Hi,
I have a template, working, which selects and sums all the Power entities in a given Area.
In the template helper the preview shows all the entities the template will initially look for state changes on, which is all entities in the Area - binary_sensor, switch, light etc as well as all sensors
My question is, is there a way to make it more efficient, so it only looks for state changes in the subset of entities of interest (based on attribute in my case)
{% set checker = area_entities('bedroom main') |
select('is_state_attr', 'device_class', 'power') |
select('is_state_attr', 'unit_of_measurement', 'W') |
list %}
{% set ns = namespace(states=[]) %}
{% for stu in checker %}
{% set ns.states = ns.states + [ states(stu) | float(0) ] %}
{% endfor %}
{{ ns.states | sum | round(2) }}
Thanks
Untested, smth like this:
{{
states.sensor |
selectattr('entity_id','in',area_entities('xxx')) |
selectattr('attributes.device_class','defined') |
selectattr('attributes.device_class','eq','xxx') |
map(attribute='state') |
map('float',0) |
sum
}}
Thanks.
My assumption is that the key to the efficiency of the template (i.e. the resources it consumes) is the first selection, the quantity of items it contains? Good assumption? Are there any profiling functions built in to accurately measure/compare equivalent solutions for their efficiency?
so in our two solutions it’s the entities in an area (bedroom main) versus the entities in a domain (sensor). The latter contains more entities (in my HA install, it’s 79 v. 1,144) , but perhaps HA can more efficiently monitor a domain as a single/whole thing compared to a list of specific entities?

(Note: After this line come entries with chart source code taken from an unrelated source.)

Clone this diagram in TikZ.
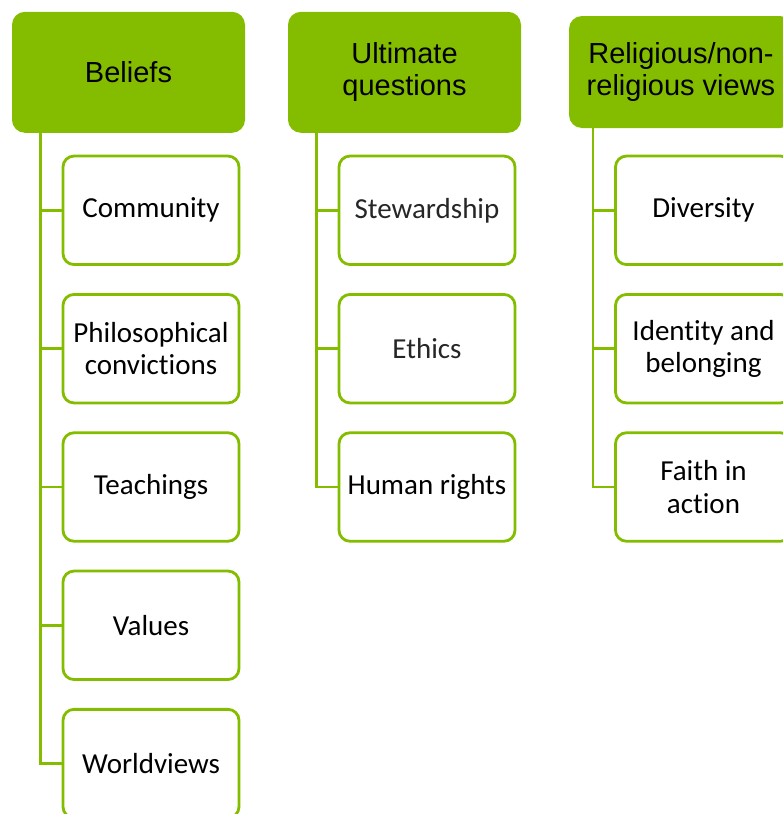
\documentclass[tikz,border=0pt]{standalone}
\usepackage{fontspec}
\setmainfont[Ligatures=NoCommon]{Carlito}
\newfontfamily\hdrfont{Liberation Sans}
\definecolor{lgreen}{RGB}{132,189,0}
\begin{document}
\begin{tikzpicture}[x=1pt,y=-1pt,
  hdr/.style={rectangle, rounded corners=13pt, fill=lgreen, draw=none, align=center,
    font=\hdrfont\fontsize{29}{32}\selectfont, inner sep=0pt},
  child/.style={rectangle, rounded corners=11pt, fill=white, draw=lgreen, line width=2.8pt,
    minimum width=176pt, minimum height=108.5pt, align=center, inner sep=0pt,
    font=\fontsize{29}{32.5}\selectfont},
  lightt/.style={text=black!85},
  conn/.style={draw=lgreen, line width=2.8pt}]
\useasboundingbox (0,0) rectangle (782,814);
% headers
\node[hdr, minimum width=233pt, minimum height=121pt] (h1) at (128.5,72.3) {Beliefs};
\node[hdr, minimum width=233pt, minimum height=121pt] (h2) at (404.5,72.3) {Ultimate\\questions};
\node[hdr, minimum width=224pt, minimum height=112pt] (h3) at (681,72) {Religious/non-\\religious views};
% line coordinates
\coordinate (l1) at (40.7,130);
\coordinate (l2) at (316.5,130);
\coordinate (l3) at (593,125);
% column 1
\node[child] (c11) at (151,210.3) {Community};
\node[child] (c12) at (151,348.7) {Philosophical\\convictions};
\node[child] (c13) at (151,487) {Teachings};
\node[child] (c14) at (151,625.3) {Values};
\node[child] (c15) at (151,763.6) {Worldviews};
% column 2
\node[child, lightt] (c21) at (427,210.3) {Stewardship};
\node[child, lightt] (c22) at (427,348.7) {Ethics};
\node[child] (c23) at (427,487) {Human rights};
% column 3
\node[child] (c31) at (703.5,210.3) {Diversity};
\node[child] (c32) at (703.5,348.7) {Identity and\\belonging};
\node[child] (c33) at (703.5,487) {Faith in\\action};
% connectors
\foreach \c in {c11,c12,c13,c14,c15} \draw[conn] (l1) |- (\c.west);
\foreach \c in {c21,c22,c23} \draw[conn] (l2) |- (\c.west);
\foreach \c in {c31,c32,c33} \draw[conn] (l3) |- (\c.west);
\end{tikzpicture}
\end{document}
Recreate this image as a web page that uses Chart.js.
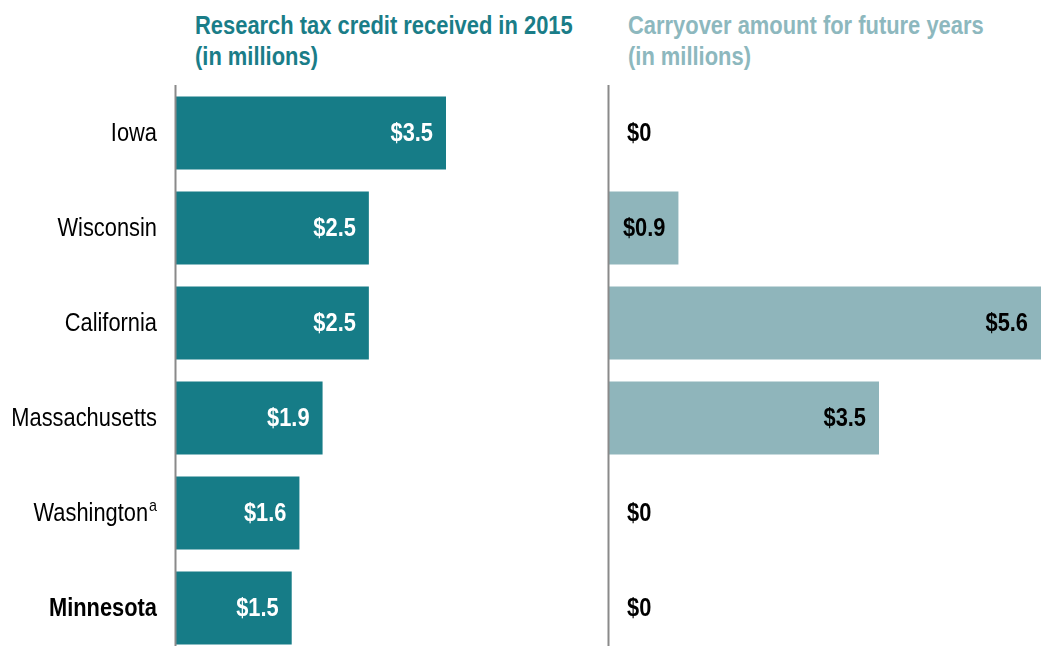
<!DOCTYPE html>
<html>
<head>
<meta charset="utf-8">
<script src="https://cdn.jsdelivr.net/npm/chart.js@4/dist/chart.umd.min.js"></script>
<style>
  html, body { margin: 0; padding: 0; background: #fff; overflow: hidden; width: 1041px; height: 646px; }
  .title { position: absolute; top: 10px; font-family: 'Liberation Sans', Arial, sans-serif; font-weight: bold; font-size: 26px; line-height: 31px; white-space: nowrap; transform: scaleX(0.843); transform-origin: 0 0; }
  #t1 { left: 195px; color: #1a7d88; }
  #t2 { left: 628px; color: #8db8be; }
  #c1 { position: absolute; left: 0; top: 0; }
  #c2 { position: absolute; left: 600px; top: 0; }
</style>
</head>
<body>
<div class="title" id="t1">Research tax credit received in 2015<br>(in millions)</div>
<div class="title" id="t2">Carryover amount for future years<br>(in millions)</div>
<canvas id="c1" width="608" height="660"></canvas>
<canvas id="c2" width="441" height="660"></canvas>
<script>
const states = ["Iowa", "Wisconsin", "California", "Massachusetts", "Washington", "Minnesota"];
const footnotes = ["", "", "", "", "a", ""];
const boldStates = [false, false, false, false, false, true];
const creditReceived = [3.5, 2.5, 2.5, 1.9, 1.6, 1.5];
const carryover = [0, 0.9, 5.6, 3.5, 0, 0];
const axisMax = 5.6;

const FONT = "'Liberation Sans', Arial, sans-serif";
const NARROW = 0.84;

// draw horizontally condensed text (Arial Narrow look)
function narrowText(ctx, txt, x, y, align) {
  const w = ctx.measureText(txt).width * NARROW;
  let left = x;
  if (align === 'right') left = x - w;
  else if (align === 'center') left = x - w / 2;
  ctx.save();
  ctx.translate(left, y);
  ctx.scale(NARROW, 1);
  ctx.textAlign = 'left';
  ctx.fillText(txt, 0, 0);
  ctx.restore();
  return w;
}

const axisLine = {
  id: 'axisLine',
  afterDatasetsDraw(chart) {
    const ctx = chart.ctx, a = chart.chartArea;
    ctx.save();
    ctx.strokeStyle = '#8a8a8a';
    ctx.lineWidth = 2;
    ctx.beginPath();
    ctx.moveTo(a.left - 0.5, 85);
    ctx.lineTo(a.left - 0.5, chart.height);
    ctx.stroke();
    ctx.restore();
  }
};

const valueLabels = (color) => ({
  id: 'valueLabels',
  afterDatasetsDraw(chart) {
    const ctx = chart.ctx;
    const meta = chart.getDatasetMeta(0);
    const data = chart.data.datasets[0].data;
    ctx.save();
    ctx.font = 'bold 26px ' + FONT;
    ctx.fillStyle = color;
    ctx.textBaseline = 'middle';
    meta.data.forEach((bar, i) => {
      const v = data[i];
      const txt = '$' + (v === 0 ? '0' : v.toFixed(1));
      if (v === 0) {
        narrowText(ctx, txt, bar.base + 18, bar.y + 1, 'left');
      } else {
        narrowText(ctx, txt, bar.x - 13, bar.y + 1, 'right');
      }
    });
    ctx.restore();
  }
});

const catLabels = {
  id: 'catLabels',
  afterDraw(chart) {
    const ctx = chart.ctx, ys = chart.scales.y;
    const right = chart.chartArea.left - 19;
    ctx.save();
    ctx.fillStyle = '#000';
    ctx.textBaseline = 'middle';
    states.forEach((s, i) => {
      const y = ys.getPixelForValue(i) + 1;
      let x = right;
      if (footnotes[i]) {
        ctx.font = '17px ' + FONT;
        x -= narrowText(ctx, footnotes[i], x, y - 8, 'right') + 1;
      }
      ctx.font = (boldStates[i] ? 'bold ' : '') + '26px ' + FONT;
      narrowText(ctx, s, x, y, 'right');
    });
    ctx.restore();
  }
};

function makeChart(id, data, color, padLeft, plugins) {
  return new Chart(document.getElementById(id), {
    type: 'bar',
    data: {
      labels: states,
      datasets: [{ data: data, backgroundColor: color, borderWidth: 0, categoryPercentage: 1, barPercentage: 0.77 }]
    },
    options: {
      indexAxis: 'y',
      responsive: false,
      animation: false,
      layout: { padding: { left: padLeft, right: 0, top: 85.5, bottom: 4.5 } },
      scales: {
        x: { display: false, min: 0, max: axisMax },
        y: { display: false }
      },
      plugins: { legend: { display: false }, tooltip: { enabled: false }, title: { display: false } }
    },
    plugins: plugins
  });
}

makeChart('c1', creditReceived, '#167c87', 176, [axisLine, valueLabels('#ffffff'), catLabels]);
makeChart('c2', carryover, '#8fb5bb', 9, [axisLine, valueLabels('#000000')]);
</script>
</body>
</html>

I had another thought, requires a bit more upfront admin, perhaps assigning a Label to all the Power/W entities. Then the initial selection could be label_entities(‘power_label’), and within that a filter by Area.
could maintain the label assignment by a regular script. Actually, the script could assign area-specific power labels, then we wouldn’t need filtering in the template. Just need to run the label-applying script frequent enough to keep the entities each label includes current, while not running too often to negate the efficiency gain. Perhaps triggered by the addition of a new device.